Il forte appello del Papa al mondo del lavoro, in cui Francesco ancora una volta, come già in passato, si è scagliato contro l’assistenzialismo fine a sé stesso, invocando politiche di sviluppo che mettano al centro la persona.
Già in passato lo aveva spiegato a gran voce agli operai dell’Italsider di Genova, ex Ilva, spiegando che non basta una mancia elargita dalla politica per risolvere i problemi del mondo del lavoro. Ma che serve ben altro, che si mettano in campo politiche capaci di mettere al centro la persona e creando posti di lavoro, perché il lavoro non è solo reddito ma dignità.

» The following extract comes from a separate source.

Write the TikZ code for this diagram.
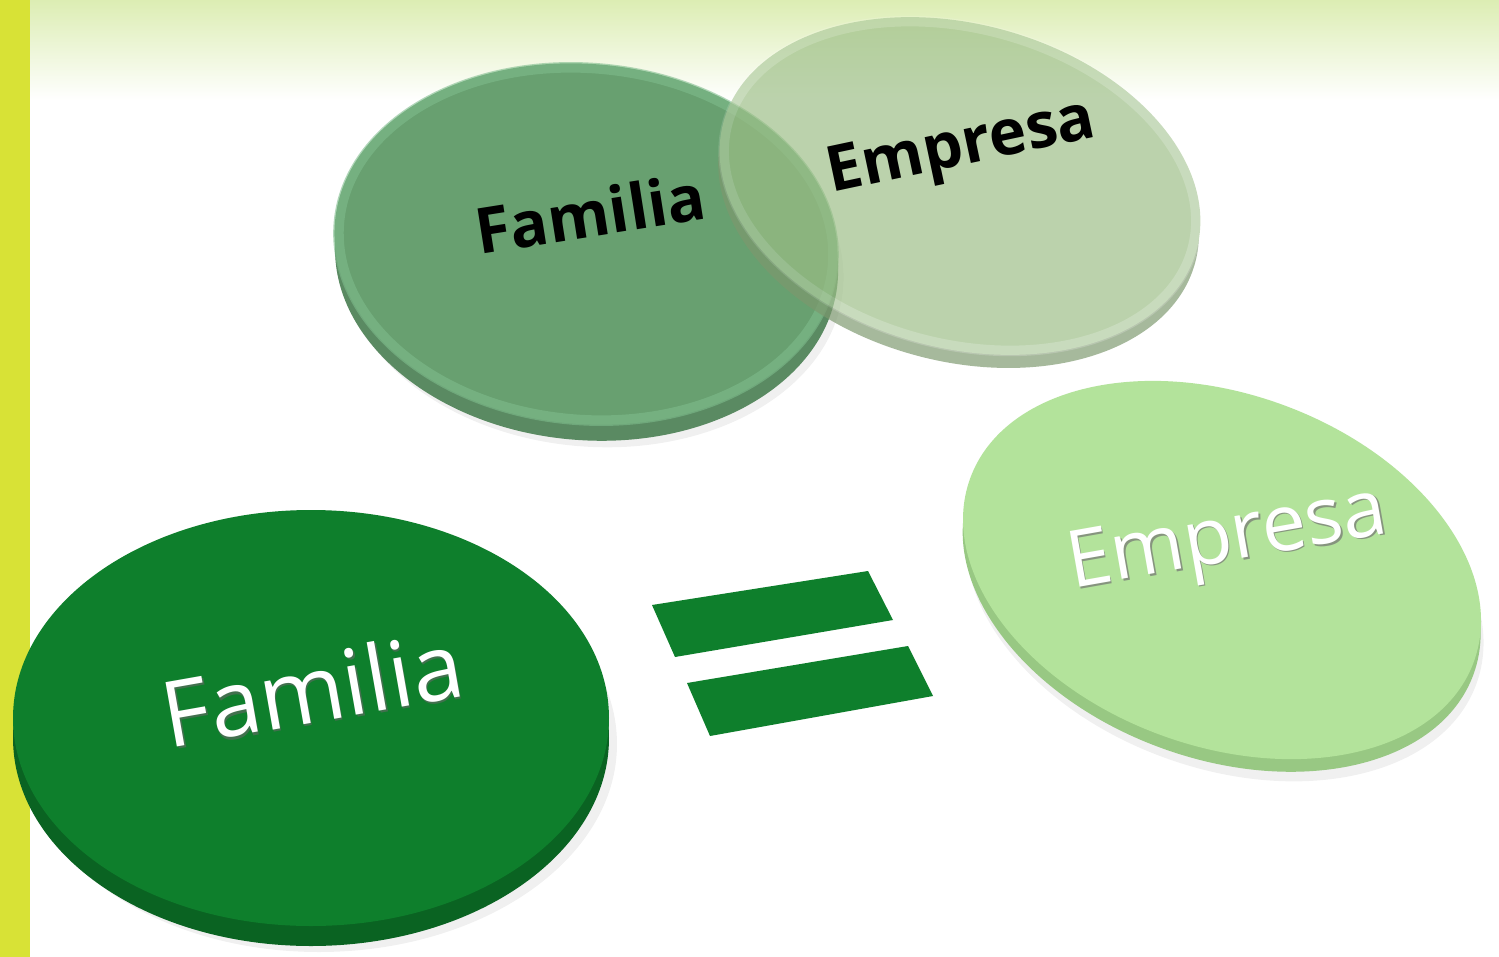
\documentclass[tikz,border=0pt]{standalone}
\usepackage{fontspec}
\setmainfont{Open Sans}
\begin{document}
\begin{tikzpicture}[x=0.01cm,y=-0.01cm]
\definecolor{barYG}{HTML}{D8E236}
\definecolor{topG}{HTML}{DCEDB3}
\definecolor{tlFace}{HTML}{68A070}
\definecolor{tlSide}{HTML}{5A8A62}
\definecolor{tlRim}{HTML}{7EBC8C}
\definecolor{trFace}{RGB}{156,190,134}
\definecolor{trSide}{RGB}{125,152,110}
\definecolor{dkFace}{HTML}{0E7F2C}
\definecolor{dkSide}{HTML}{0A6322}
\definecolor{ltFace}{HTML}{B3E39B}
\definecolor{ltSide}{HTML}{98C883}
\tikzset{
  lbl/.style={inner sep=0pt, font=\fontsize{18}{20}\selectfont\bfseries, text=black},
  biglbl/.style={inner sep=0pt, font=\fontsize{26}{30}\selectfont, text=white},
  shadowdisc/.style={fill=black, opacity=0.06},
}
\useasboundingbox (0,0) rectangle (1499,957);
\fill[white] (0,0) rectangle (1499,957);
\shade[top color=topG, bottom color=white] (30,0) rectangle (1499,100);
\fill[barYG] (0,0) rectangle (30,957);

% top-left disc (Familia)
\coordinate (tl) at (586,244);
\fill[shadowdisc, rotate around={-5:(tl)}] ([shift={(8,22)}]tl) ellipse [x radius=252, y radius=180];
\fill[tlSide, rotate around={-5:(tl)}] ([shift={(2,16)}]tl) ellipse [x radius=252, y radius=180];
\fill[tlFace, rotate around={-5:(tl)}] (tl) ellipse [x radius=252, y radius=180];
\draw[tlRim, opacity=0.6, line width=3pt, rotate around={-5:(tl)}] (tl) ellipse [x radius=248, y radius=176];

% top-right disc (Empresa), translucent
\coordinate (tr) at (960,186);
\begin{scope}[opacity=0.68, transparency group]
\fill[trSide, rotate around={-15:(tr)}] ([shift={(2,13)}]tr) ellipse [x radius=245, y radius=162];
\fill[trFace, rotate around={-15:(tr)}] (tr) ellipse [x radius=245, y radius=162];
\draw[white, opacity=0.2, line width=3pt, rotate around={-15:(tr)}] (tr) ellipse [x radius=241, y radius=158];
\end{scope}

\node[lbl, rotate=9] (famTop) at (590,213) {Familia};
\node[lbl, rotate=12] (empTop) at (962,150) {Empresa};

% bottom-left disc (Familia)
\coordinate (bl) at (311,718);
\fill[shadowdisc] ([shift={(8,26)}]bl) ellipse [x radius=298, y radius=208];
\fill[dkSide] ([shift={(0,20)}]bl) ellipse [x radius=298, y radius=208];
\fill[dkFace] (bl) ellipse [x radius=298, y radius=208];
\node[biglbl, rotate=10, text=black!60, opacity=0.6] at (313.5,690.5) {Familia};
\node[biglbl, rotate=10] (famBot) at (312,688) {Familia};

% equals sign
\fill[dkFace] (652,605) -- (868,571) -- (893,620) -- (675,657) -- cycle;
\fill[dkFace] (687,683) -- (908,646) -- (933,696) -- (710,736) -- cycle;

% bottom-right disc (Empresa)
\coordinate (br) at (1222,570);
\fill[shadowdisc, rotate around={-20:(br)}] ([shift={(10,20)}]br) ellipse [x radius=268, y radius=176];
\fill[ltSide, rotate around={-20:(br)}] ([shift={(4,12)}]br) ellipse [x radius=268, y radius=176];
\fill[ltFace, rotate around={-20:(br)}] (br) ellipse [x radius=268, y radius=176];
\node[biglbl, font=\fontsize{22.5}{26}\selectfont, rotate=10, text=black!55, opacity=0.7] at (1229.5,543.5) {Empresa};
\node[biglbl, font=\fontsize{22.5}{26}\selectfont, rotate=10] (empBot) at (1228,542) {Empresa};
\end{tikzpicture}
\end{document}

Sugli stessi concetti Bergoglio è tornato oggi durante l’udienza ai partecipanti al convegno della Centesimus Annus. “La povertà non si combatte con l’assistenzialismo, no. La anestetizza ma non la combatte”, ha tuonato Francesco, aggiungendo che “la crescita inclusiva trova il suo punto di partenza in uno sguardo non ripiegato su di sé, libero dalla ricerca della massimizzazione del profitto”.
“Aiutare i poveri con il denaro dev’essere sempre un rimedio provvisorio per fare fronte a delle emergenze. Il vero obiettivo dovrebbe essere di consentire loro un vita degna mediante il lavoro. Il lavoro è la porta della dignità”, ha rimarcato il Papa durante l’udienza, chiedendo quindi ancora una volta a gran voce politiche di sviluppo che mettano al centro la persona. Parole che Francesco aveva già scritto nero su bianco all’interno della sua enciclica Laudato Sì, che fanno il paio con quanto segnalato nella Fratelli tutti, che cioè oggi viviamo in un mondo in cui “è aumentata la ricchezza, ma senza equità, e così accade che nascono nuove povertà”.
Tutto questo per sottolineare che “il futuro invoca un nuovo sguardo” e che è solamente attraverso la grazia di possedere uno sguardo nuovo sul mondo, “di chi vede in ogni uomo e donna che incontra un fratello e una sorella da rispettare nella sua dignità, prima che, eventualmente, un cliente con cui fare affari”, che ci sarà la possibilità di combattere “contro i mali della speculazione” che “alimenta i venti di guerra”. E che “non guardare mai nessuno dall’alto in basso è lo stile di ogni operatore di pace”.
Francesco ha così aggiunto che “lo sviluppo o è inclusivo o non è sviluppo”, e che di conseguenza il lavoro dei laici, specialmente coloro che sono impegnati in maniera diretta nel mondo dell’economia e della politica, è di fare “far ‘lievitare’ la realtà economica in senso etico, la crescita nel senso dello sviluppo”. Da qui l’invito a un impegno comune: “Senza un impegno di tutti per far crescere politiche lavorative per i più fragili, si favorisce una cultura mondiale dello scarto. Ho provato a spiegare questa convinzione anche nel primo capitolo dell’Enciclica Fratelli tutti, dove, tra l’altro, si ricorda che è aumentata la ricchezza, ma senza equità, e così accade che nascono nuove povertà”.